Practical guidance for handling Large Data Volumes (LDV) in Salesforce: key design patterns, indexing, async processing, archiving, and operational tactics to keep your org fast and scalable.
What is Large Data Volumes (LDV) in Salesforce?
Large Data Volumes (LDV) refers to scenarios where objects contain hundreds of thousands to billions of records. At this scale, normal operations—queries, reports, list views, triggers, sharing recalculations, and data loads—can slow down or hit governor limits. LDV is contextual: an object becomes LDV when default configuration and standard optimizations no longer deliver acceptable performance.
Why LDV Matters
When LDV issues appear, users and integrations experience slow responses, failed data loads, record-locking problems, long-running Apex jobs, and increased storage costs. Addressing LDV early with the right architecture prevents outages, maintains SLAs, and reduces long-term maintenance burden.
Top 10 Best Practices
- Choose the right data model — Keep relationships minimal for high-volume objects. Use master-detail where appropriate, archive unused lookups, and avoid many-to-many patterns for hot tables.
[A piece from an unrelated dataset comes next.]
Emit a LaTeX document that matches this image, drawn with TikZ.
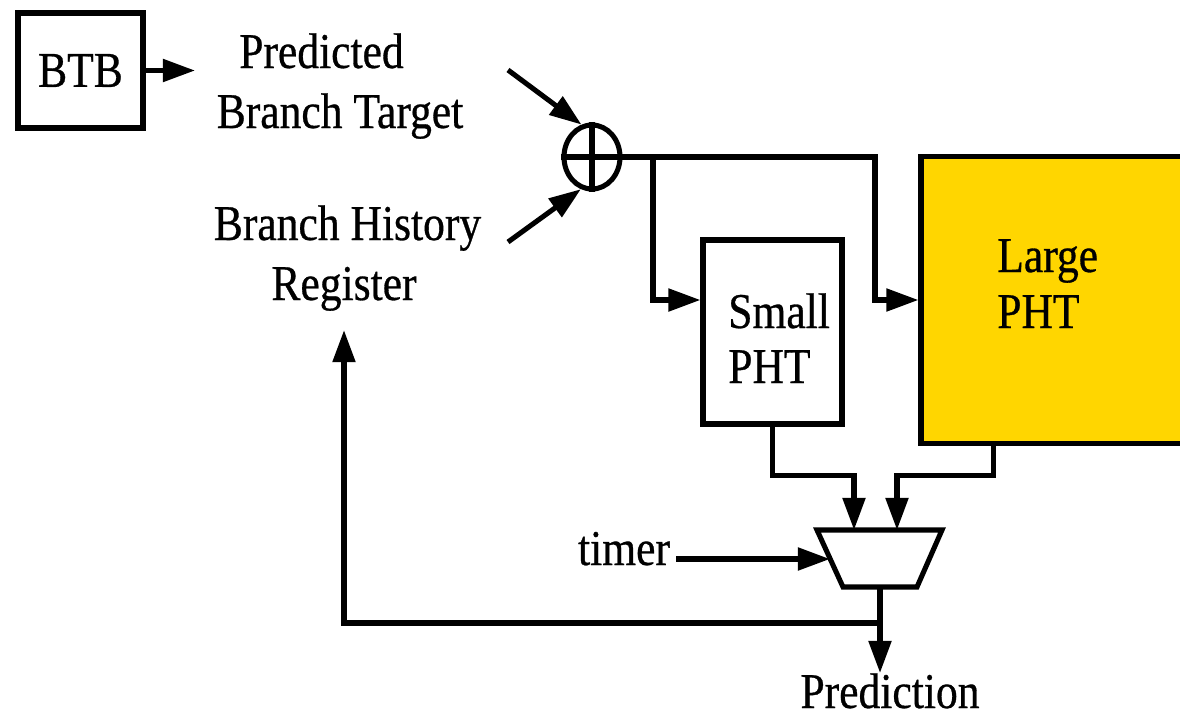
\documentclass[tikz,border=0pt]{standalone}
\usepackage{fontspec}
\setmainfont{Liberation Serif}[FakeStretch=0.87,FakeBold=0.6]
\usetikzlibrary{arrows.meta,shapes.geometric}
\definecolor{phtgold}{HTML}{FFD600}
\begin{document}
\begin{tikzpicture}[x=0.025cm,y=-0.025cm,
  font=\fontsize{35.6}{40}\selectfont,
  wire/.style={line width=3.6pt},
  arr/.style={wire,-{Triangle[length=0.8cm,width=0.55cm]}},
  lbl/.style={inner sep=0pt},
  box/.style={draw,line width=3.6pt,inner sep=0pt}]
\useasboundingbox (0,0) rectangle (1180,718);

% branch target buffer and the two index sources
\node[box,minimum width=3.125cm,minimum height=2.875cm] (btb) at (80.5,70.5) {BTB};
\coordinate (btbout) at (195,70.5);
\draw[arr] (btb.east) -- (btbout);

\node[lbl,anchor=base] (pbt1) at (321.5,68) {Predicted};
\node[lbl,anchor=base] (pbt2) at (340,128) {Branch Target};
\node[lbl,anchor=base] (bhr1) at (347.5,240) {Branch History};
\node[lbl,anchor=base] (bhr2) at (344,300) {Register};

% xor combining target and history
\node[draw,ellipse,line width=3.6pt,inner sep=0pt,
      minimum width=1.4cm,minimum height=1.6cm] (add) at (592,157) {};
\draw[wire] (add.north) -- (add.south) (add.west) -- (add.east);
\coordinate (pin) at (508,70);
\coordinate (hin) at (508,242);
\draw[arr] (pin) -- (add.108);
\draw[arr] (hin) -- (add.251);

% pattern history tables
\node[box,minimum width=3.475cm,minimum height=4.6cm] (small) at (772.5,332) {};
\node[lbl,anchor=base west] (sm1) at (728,328) {Small};
\node[lbl,anchor=base west] (sm2) at (728,383) {PHT};

\begin{scope}
  \clip (0,0) rectangle (1180,718);
  \node[box,fill=phtgold,minimum width=7cm,minimum height=7.15cm] (large) at (1061,300) {};
\end{scope}
\node[lbl,anchor=base west] (lg1) at (997,272) {Large};
\node[lbl,anchor=base west] (lg2) at (997,328) {PHT};

% index distribution
\coordinate (split) at (653,157);
\draw[arr] (add.east) -- (875,157) |- (large.west);
\draw[arr] (split) |- (small.west |- large.west);

% selector
\draw[wire] (817,530) coordinate (mtl) -- (942,530) coordinate (mtr)
  -- (917,587) coordinate (mbr) -- (843,587) coordinate (mbl) -- cycle;
\coordinate (min1) at (854,530);
\coordinate (min2) at (897,530);
\coordinate (msel) at (830,559);
\coordinate (mout) at (880,587);

\draw[arr] (small.south) -- ++(0,49) -| (min1);
\draw[arr] ([xshift=1.875cm]large.south west) -- ++(0,30) -| (min2);

\node[lbl,anchor=base] (timer) at (624,565) {timer};
\coordinate (tmout) at ([xshift=0.15cm]timer.east);
\draw[arr] (tmout |- msel) -- (msel);

% prediction output and history feedback
\node[lbl,anchor=base] (pred) at (890,708) {Prediction};
\coordinate (fb) at (880,623);
\draw[arr] (mout) -- (mout |- pred.north);
\draw[arr] (fb) -| ([yshift=-0.475cm]bhr2.south);
\end{tikzpicture}
\end{document}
- Index fields and write selective SOQL — Use indexed fields (ID, owner, audit fields, external IDs) and avoid non-selective operators (NOT, !=, CONTAINS, LIKE ‘%’). Request custom indexes from Salesforce when needed.
- Use skinny tables — For frequently-read fields on very large objects, skinny tables reduce I/O by storing only selected columns for faster queries.
- Archive or purge old data — Move historical or low-value records out of standard objects to lower storage, speed up reports, and shorten sharing recalculations.
- Use asynchronous processing — Offload heavy work to Batch Apex, Queueable, Platform Events, or external jobs to avoid synchronous governor limits.
- Optimize triggers — Adopt one-trigger-per-object patterns, bulkify logic, and avoid SOQL/DML in loops to prevent cascade failures at scale.
- Use Big Objects for historical/event data — Big Objects scale to hundreds of millions/billions of rows and are ideal for logs, audit trails, or telemetry.
- Leverage external systems — Virtualize large datasets that don’t require local storage. Reference them on demand instead of synchronizing everything into Salesforce.
- Optimize reports and list views — Design bounded filters and use indexed fields so analytics don’t trigger full table scans or dashboard failures.
- Avoid data skew — Distribute ownership and parent relationships to prevent record-locking, UNABLE_TO_LOCK_ROW errors, and sharing recalculation hotspots.
Practical checklist
- Run query/selectivity audits on large objects.
- Identify candidate fields for indexing or skinny tables.
- Plan archiving retention (what stays in Salesforce vs external store).
- Convert synchronous processes to async jobs where possible.
- Review triggers and bulk patterns across objects with >1M rows.
Conclusion — Why this matters for admins, developers, and business users
Handling LDV is not a single feature flip — it requires architecture, operational discipline, and collaboration between admins, developers, and stakeholders. Admins guide retention and reporting rules; developers implement selective queries, async patterns, and efficient triggers; business users get reliable performance and timely insights. Investing in LDV best practices preserves system health, keeps costs manageable, and enables growth without disruption.